Fit the model with the DayOfYear values as the input and df_first_year.TempAvgF as the output:

# Note the year values need to be provided as an N x 1 array
model.fit(df_first_year.DayOfYear.values.reshape((-1, 1)), df_first_year.TempAvgF)

The output will be as follows:

LinearRegression(copy_X=True, fit_intercept=True, n_jobs=None,
         normalize=False)

Print the parameters of the model:

print(f'm = {model.coef_[0]}')
print(f'c = {model.intercept_}')

print('\nModel Definition')
print(f'y = {model.coef_[0]:0.4}x + {model.intercept_:0.4f}')

The output will be:

m = 0.04909173467448788
c = 60.28196597922625

Model Definition
y = 0.04909x + 60.2820

We can calculate the trendline values by using the first, middle, and last values (days in years) in the linear equation:

trend_x = np.array([
    1,
    182.5,
    365
])

trend_y = model.predict(trend_x.reshape((-1, 1)))
trend_y

The output will be as follows:

array([60.33105771, 69.24120756, 78.20044914])
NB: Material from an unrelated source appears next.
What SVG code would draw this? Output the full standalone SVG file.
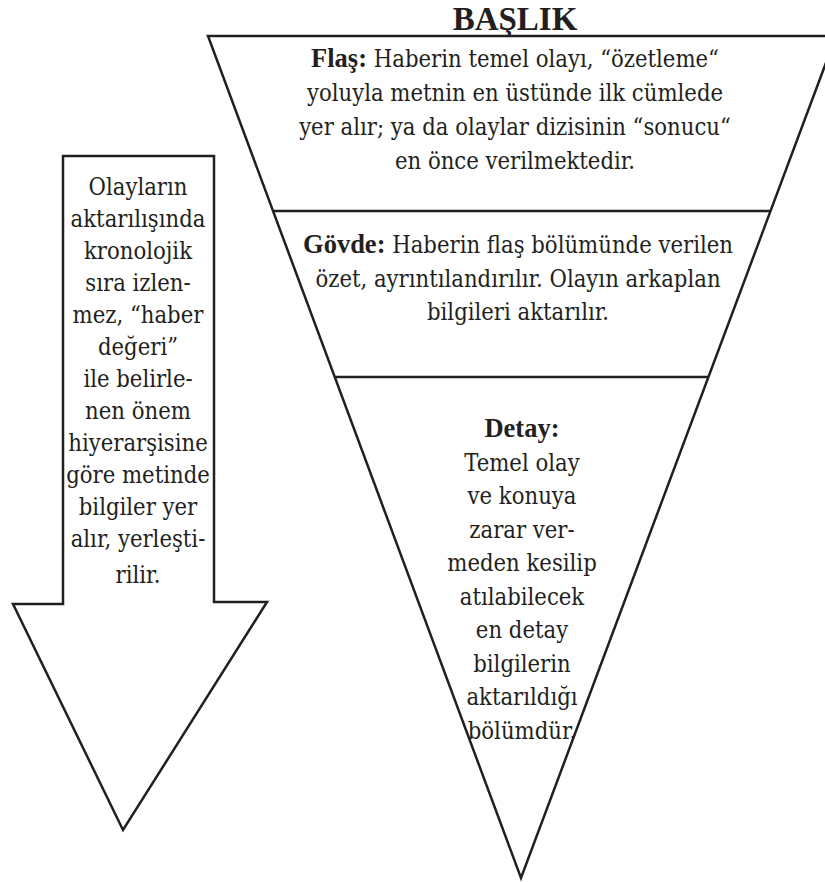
<svg xmlns="http://www.w3.org/2000/svg" width="825" height="882" viewBox="0 0 825 882">
<style>
.shape{fill:#fff;stroke:#231f20;stroke-width:2.5;stroke-linejoin:miter}
.line{stroke:#231f20;stroke-width:2.5}
.t text{font-family:'DejaVu Serif Condensed','DejaVu Serif',serif;font-size:23.6px;font-weight:normal;fill:#231f20;text-anchor:middle}
.t .b{font-family:'Liberation Serif',serif;font-size:26.5px;font-weight:bold}
.t .title{font-family:'Liberation Serif',serif;font-size:33px;font-weight:bold}
</style>
<rect width="825" height="882" fill="#fff"/>
<g id="title" class="t"><text class="title" x="515" y="30">BAŞLIK</text></g>
<g id="pyramid">
<polygon class="shape" points="208,36 836,36 521,878"/>
<line class="line" x1="272" y1="211" x2="770" y2="211"/>
<line class="line" x1="334" y1="377" x2="708" y2="377"/>
</g>
<g id="flas" class="t">
<text x="515" y="67"><tspan class="b">Flaş:</tspan> Haberin temel olayı, “özetleme“</text>
<text x="515" y="101">yoluyla metnin en üstünde ilk cümlede</text>
<text x="515" y="135">yer alır; ya da olaylar dizisinin “sonucu“</text>
<text x="515" y="169">en önce verilmektedir.</text>
</g>
<g id="govde" class="t">
<text x="518" y="253"><tspan class="b">Gövde:</tspan> Haberin flaş bölümünde verilen</text>
<text x="518" y="287">özet, ayrıntılandırılır. Olayın arkaplan</text>
<text x="518" y="320">bilgileri aktarılır.</text>
</g>
<g id="detay" class="t">
<text class="b" x="522" y="437">Detay:</text>
<text x="522" y="470.5">Temel olay</text>
<text x="522" y="504">ve konuya</text>
<text x="522" y="537.5">zarar ver-</text>
<text x="522" y="571">meden kesilip</text>
<text x="522" y="604.5">atılabilecek</text>
<text x="522" y="638">en detay</text>
<text x="522" y="671.5">bilgilerin</text>
<text x="522" y="705">aktarıldığı</text>
<text x="522" y="738.5">bölümdür.</text>
</g>
<g id="arrow" class="t">
<polygon class="shape" points="63,156 214,156 214,602 267,602 123,830 13,604 63,604"/>
<text x="138" y="195">Olayların</text>
<text x="138" y="227">aktarılışında</text>
<text x="138" y="259">kronolojik</text>
<text x="138" y="291">sıra izlen-</text>
<text x="138" y="323">mez, “haber</text>
<text x="138" y="355">değeri”</text>
<text x="138" y="387">ile belirle-</text>
<text x="138" y="419">nen önem</text>
<text x="138" y="451">hiyerarşisine</text>
<text x="138" y="483">göre metinde</text>
<text x="138" y="515">bilgiler yer</text>
<text x="138" y="547">alır, yerleşti-</text>
<text x="138" y="583">rilir.</text>
</g>
</svg>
Plot these values with the trendline:

fig = plt.figure(figsize=(10, 7))
ax = fig.add_axes([1, 1, 1, 1]);

# Temp measurements
ax.scatter(df_first_year.DayOfYear, df_first_year.TempAvgF, label='Raw Data');
ax.plot(df_first_year.DayOfYear, rolling, c='r', label=f'{window} day moving average');
ax.plot(trend_x, trend_y, c='k', label='Model: Predicted trendline')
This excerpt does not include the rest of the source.